Bill: Talking about, Steve’s sort of alluding to pain neuroscience there which is a part of, a huge part, of what physiotherapists will do with you when we train. But to give you a little bit of a fun spin on that there’s a lovely YouTube video by a lady called Amy Cuddy, who’s an American psychologist and she talks about using a wonder woman pose to actually get your head in the right space to then go and present to, you know, present a physical, sorry present a board paper or public speak, etc. So that’s a bit of fun to go and have a look at.

Steve: What’s the pose Bill, you’re gonna show us? 

Bill: Wonder woman pose?

Steve: Yeah.

Bill: Ah you know the one, I’ve actually got the belt that repels the bullet as well so the, you know, you can see me back here. 

Steve: Yep.

Bill: You might do this. That is the pose to get yourself in the right headspace to then go and perform physically. And, you know, also if we don’t think twice about it now when we see footballers or basketballers with their headphones on and often they’ll be listening to apps like Smiling Mind before they go out to their big game. The connection is really really solid and it’s solid for each and every one of us.


What Equipment Do I Need To Perform Physio At Home?

Steve: You need yourself. That’s the most basic thing you need. You need a body, once you have a body you can do physio. You can stretch, you can flex, you can mobilise, you can do everything, strength and everything. 

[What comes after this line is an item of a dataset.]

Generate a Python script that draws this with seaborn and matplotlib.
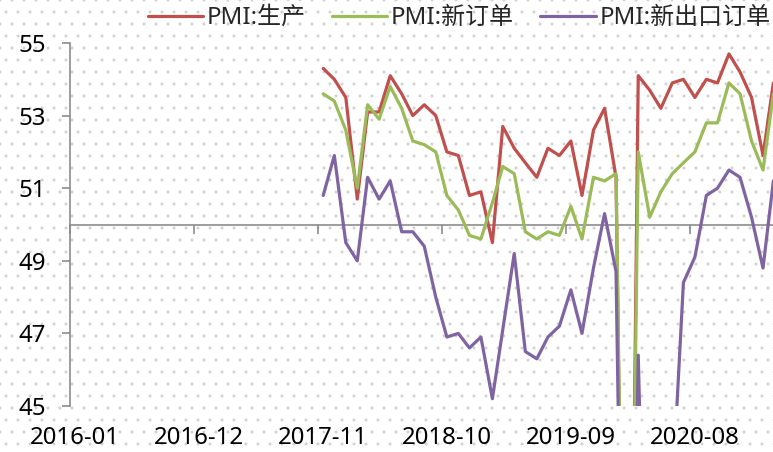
import matplotlib
matplotlib.use("Agg")
import matplotlib.pyplot as plt
import matplotlib.dates as mdates
import matplotlib.transforms as mtransforms
import numpy as np
import pandas as pd
import seaborn as sns

# ---------------- data ----------------
months = pd.date_range("2017-11-01", "2021-03-01", freq="MS").strftime("%Y-%m").tolist()

production = [54.3, 54.0, 53.5, 50.7, 53.1, 53.1, 54.1, 53.6, 53.0, 53.3,
              53.0, 52.0, 51.9, 50.8, 50.9, 49.5, 52.7, 52.1, 51.7, 51.3,
              52.1, 51.9, 52.3, 50.8, 52.6, 53.2, 51.3, 27.8, 54.1, 53.7,
              53.2, 53.9, 54.0, 53.5, 54.0, 53.9, 54.7, 54.2, 53.5, 51.9, 53.9]
new_orders = [53.6, 53.4, 52.6, 51.0, 53.3, 52.9, 53.8, 53.2, 52.3, 52.2,
              52.0, 50.8, 50.4, 49.7, 49.6, 50.6, 51.6, 51.4, 49.8, 49.6,
              49.8, 49.7, 50.5, 49.6, 51.3, 51.2, 51.4, 29.3, 52.0, 50.2,
              50.9, 51.4, 51.7, 52.0, 52.8, 52.8, 53.9, 53.6, 52.3, 51.5, 53.6]
new_export = [50.8, 51.9, 49.5, 49.0, 51.3, 50.7, 51.2, 49.8, 49.8, 49.4,
              48.0, 46.9, 47.0, 46.6, 46.9, 45.2, 47.1, 49.2, 46.5, 46.3,
              46.9, 47.2, 48.2, 47.0, 48.8, 50.3, 48.7, 28.7, 46.4, 33.5,
              35.3, 42.6, 48.4, 49.1, 50.8, 51.0, 51.5, 51.3, 50.2, 48.8, 51.2]

series_names = ["PMI:生产", "PMI:新订单", "PMI:新出口订单"]
colors = ["#C0504D", "#9BBB59", "#8064A2"]
tick_labels = ["2016-01", "2016-12", "2017-11", "2018-10", "2019-09", "2020-08"]
y_ticks = [45, 47, 49, 51, 53, 55]
y_range = (45, 55)
axis_cross = 50

# ---------------- frame ----------------
dates = pd.to_datetime(months, format="%Y-%m") + pd.Timedelta(days=14)
df = pd.concat([
    pd.DataFrame({"date": mdates.date2num(dates), "value": vals, "series": name})
    for name, vals in zip(series_names, [production, new_orders, new_export])
], ignore_index=True)

sns.set_style("white")
plt.rcParams["font.family"] = ["Noto Sans", "Noto Sans CJK SC", "DejaVu Sans"]
plt.rcParams["hatch.color"] = "#cfcfcf"
plt.rcParams["hatch.linewidth"] = 0.4

DPI = 72
W, H = 773, 452
fig = plt.figure(figsize=(W / DPI, H / DPI), dpi=DPI)
fig.patch.set_facecolor("white")
fig.patch.set_edgecolor("#cfcfcf")
fig.patch.set_linewidth(0)
fig.patch.set_hatch(".")

ax = fig.add_axes([70 / W, (H - 406) / H, (W - 70) / W, (406 - 43) / H])
ax.set_facecolor("none")

sns.lineplot(data=df, x="date", y="value", hue="series", hue_order=series_names,
             palette=colors, linewidth=3.2, estimator=None, sort=False, ax=ax)

handles, labels = ax.get_legend_handles_labels()
ax.get_legend().remove()
leg = fig.legend(handles, labels, loc="center", bbox_to_anchor=(459 / W, 1 - 18 / H),
                 ncol=3, frameon=False, fontsize=24, handlelength=2.3,
                 handletextpad=0.15, columnspacing=1.1, borderpad=0)
for h in leg.legend_handles:
    h.set_linewidth(3.2)

tick_pos = mdates.date2num(pd.to_datetime(tick_labels, format="%Y-%m"))
ax.set_ylim(*y_range)
ax.set_yticks(y_ticks)
ax.set_xlim(mdates.date2num(pd.Timestamp("2016-01-01")),
            mdates.date2num(pd.Timestamp("2021-03-14")))
ax.set_xticks(tick_pos)
ax.set_xticklabels(tick_labels)

spine_c = "#888888"
for s in ["top", "right", "bottom"]:
    ax.spines[s].set_visible(False)
ax.spines["left"].set_color(spine_c)
ax.spines["left"].set_linewidth(1.6)

ax.tick_params(axis="y", left=True, direction="out", length=8, width=1.6,
               color=spine_c, labelsize=24, pad=16, labelcolor="black")
ax.tick_params(axis="x", bottom=True, length=0, labelsize=24, pad=20,
               labelcolor="black")
shift = mtransforms.ScaledTranslation(5 / DPI, 0, fig.dpi_scale_trans)
for lbl in ax.get_xticklabels():
    lbl.set_transform(lbl.get_transform() + shift)
ax.set_xlabel("")
ax.set_ylabel("")
ax.grid(False)

# horizontal category axis crossing at 50 (bottom-aligned), with downward ticks
cross_frac = (axis_cross - y_range[0]) / (y_range[1] - y_range[0]) - 1e-6
sec = ax.secondary_xaxis(cross_frac)
sec.set_xticks(tick_pos)
sec.set_xticklabels([""] * len(tick_pos))
sec.tick_params(axis="x", bottom=True, top=False, direction="out", length=9,
                width=1.6, color=spine_c, labelbottom=False, labeltop=False)
for name, s in sec.spines.items():
    s.set_visible(name == "bottom")
sec.spines["bottom"].set_color(spine_c)
sec.spines["bottom"].set_linewidth(1.6)

fig.savefig("out.png", dpi=DPI)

However, things around the house like a can of beans or an ice pack, kitchen bench, a chair, you don’t need anything special in your home to do physio except all the things you have around you. 

If you want to do some more and you want to lift your game and do more high-level stuff, sure, there’s things like air bands, handheld weights, balance boards, the stuff we can always add, but at its basic, all you need is yourself and a few household items. Bill, did you wanna add anything?

Bill: I agree totally and, creative clinicians or creative therapists will actually be able to guide you in using things around your house. Some of the bloodsport we find in the clinic, we have some pretty fancy flash computerised, high-level equipment in our clinic. 

We might get elite level athletes and they’re all keen to get going on the very expensive, you know, pieces of equipment. We can spend three minutes with them and have them on the floor because a clever clinician will know exactly where the chinx in the athletic armour or where the problems are and where to focus. So, yeah you can certainly do things with just equipment at home, and it scales up from there.